======== Source excerpt
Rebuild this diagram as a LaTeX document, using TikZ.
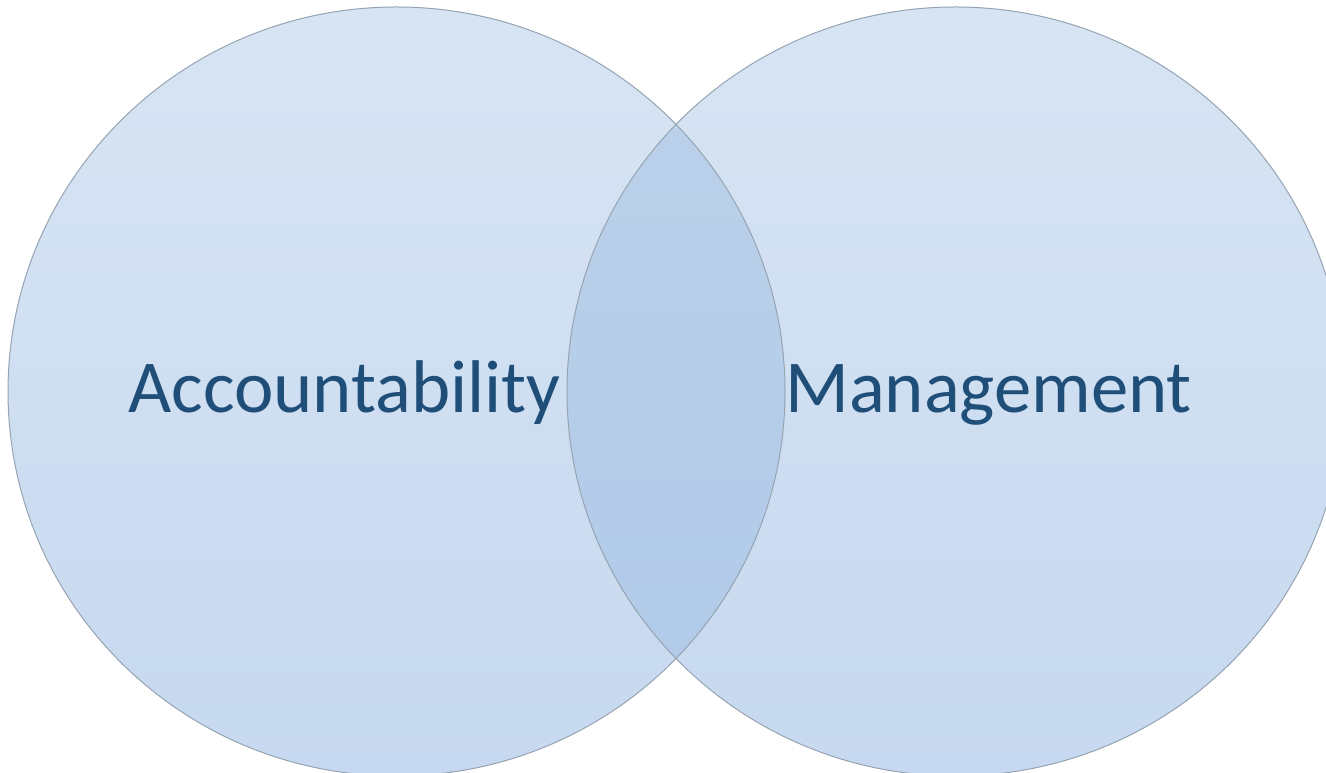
\documentclass[tikz,border=0pt]{standalone}
\usepackage{fontspec}
\setmainfont{Carlito}
\definecolor{fillTop}{HTML}{D7E4F3}
\definecolor{fillBot}{HTML}{C7D9F0}
\definecolor{lensTop}{HTML}{BDD2EA}
\definecolor{lensBot}{HTML}{AFC9E8}
\definecolor{rimGray}{HTML}{96A4B2}
\definecolor{labelBlue}{HTML}{1F4E79}
\begin{document}
\begin{tikzpicture}[x=0.75pt,y=0.75pt,
    setlabel/.style={anchor=base,text=labelBlue,font=\fontsize{56}{60}\selectfont}]
      \useasboundingbox (0,0) rectangle (1326,773);
      \coordinate (LC) at (396.5,381.5);
      \coordinate (RC) at (955.5,381.5);
      \shade[top color=fillTop,bottom color=fillBot] (LC) ellipse [x radius=388.5,y radius=384.5];
      \shade[top color=fillTop,bottom color=fillBot] (RC) ellipse [x radius=388.5,y radius=384.5];
      \begin{scope}
        \clip (LC) ellipse [x radius=388.5,y radius=384.5];
        \shade[top color=lensTop,bottom color=lensBot] (RC) ellipse [x radius=388.5,y radius=384.5];
      \end{scope}
      \draw[rimGray,line width=0.75pt] (LC) ellipse [x radius=388.5,y radius=384.5];
      \draw[rimGray,line width=0.75pt] (RC) ellipse [x radius=388.5,y radius=384.5];
      \node[setlabel] (acc) at (344.5,360) {Accountability};
      \node[setlabel] (mgmt) at (988.5,360) {Management};
\end{tikzpicture}
\end{document}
================
▶ [Aim of the exercise]
Without the pictures, transcribe the listing above exactly.

▶ [Finished answer]
Rebuild this diagram as a LaTeX document, using TikZ.
\documentclass[tikz,border=0pt]{standalone}
\usepackage{fontspec}
\setmainfont{Carlito}
\definecolor{fillTop}{HTML}{D7E4F3}
\definecolor{fillBot}{HTML}{C7D9F0}
\definecolor{lensTop}{HTML}{BDD2EA}
\definecolor{lensBot}{HTML}{AFC9E8}
\definecolor{rimGray}{HTML}{96A4B2}
\definecolor{labelBlue}{HTML}{1F4E79}
\begin{document}
\begin{tikzpicture}[x=0.75pt,y=0.75pt,
    setlabel/.style={anchor=base,text=labelBlue,font=\fontsize{56}{60}\selectfont}]
      \useasboundingbox (0,0) rectangle (1326,773);
      \coordinate (LC) at (396.5,381.5);
      \coordinate (RC) at (955.5,381.5);
      \shade[top color=fillTop,bottom color=fillBot] (LC) ellipse [x radius=388.5,y radius=384.5];
      \shade[top color=fillTop,bottom color=fillBot] (RC) ellipse [x radius=388.5,y radius=384.5];
      \begin{scope}
        \clip (LC) ellipse [x radius=388.5,y radius=384.5];
        \shade[top color=lensTop,bottom color=lensBot] (RC) ellipse [x radius=388.5,y radius=384.5];
      \end{scope}
      \draw[rimGray,line width=0.75pt] (LC) ellipse [x radius=388.5,y radius=384.5];
      \draw[rimGray,line width=0.75pt] (RC) ellipse [x radius=388.5,y radius=384.5];
      \node[setlabel] (acc) at (344.5,360) {Accountability};
      \node[setlabel] (mgmt) at (988.5,360) {Management};
\end{tikzpicture}
\end{document}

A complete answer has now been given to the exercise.